While many jurisdictions profess adherence to the triple bottom-line for sustainable aquaculture development, their policy, regulatory and management frameworks do not effectively balance priorities for environmental, economic and social sustainability. In addition, it is common to have multiple departments and agencies with different and sometimes conflicting mandates involved in aquaculture planning, management and decision-making. Such circumstances can lead to incoherence in strategic and operational policy and ineffective or sub-optimal management frameworks for sustainable aquaculture development.

While some jurisdiction struggle to institute equitable policy frameworks to govern a rapidly-growing aquaculture sector, others have benefited from years of experience. By looking back to comprehend valuable lessons learned, one can benchmark against well-performing jurisdictions to help develop appropriate governance frameworks tailored specifically to the needs of specific jurisdictions.

Canadian Aquaculture Systems has developed the Living Policy Framework for Sustainable Aquaculture Development to establish a systematic approach for assessing the effectiveness of policy and management frameworks for aquaculture. The Framework provides a dynamic approach to the development and implementation of policy, programs and regulation which enables new knowledge from research, monitoring and practical experience to be readily incorporated into practice. It reflects the fact that aquaculture has and will continue to develop under dynamic and evolving social, environmental and economic circumstances and of necessity will require continuous adaptation in policy and program approaches. The living policy framework can be used to describe aquaculture governance systems and support programs and to assess their effectiveness. It can also be used to guide the development of new policy frameworks in jurisdictions that are preparing for sustainable growth in the sector.

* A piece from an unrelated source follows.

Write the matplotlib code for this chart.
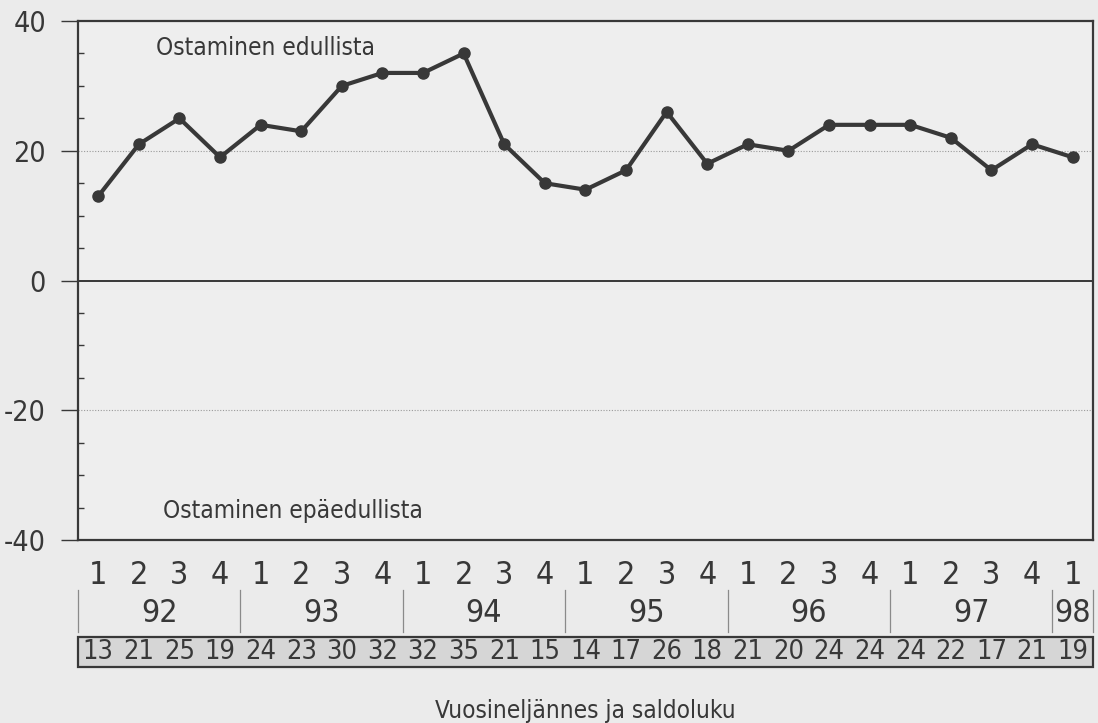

The triple bottom line defines three inter-related dimensions of developmental performance - environmental responsibility, economic viability and social well-being. These dimensions are often referred to as the three Ps - planet, profits and people. They are fundamental and inextricably linked to sustainable development; that is, development that meets the needs of the present without compromising the ability of future generations to meet their own needs.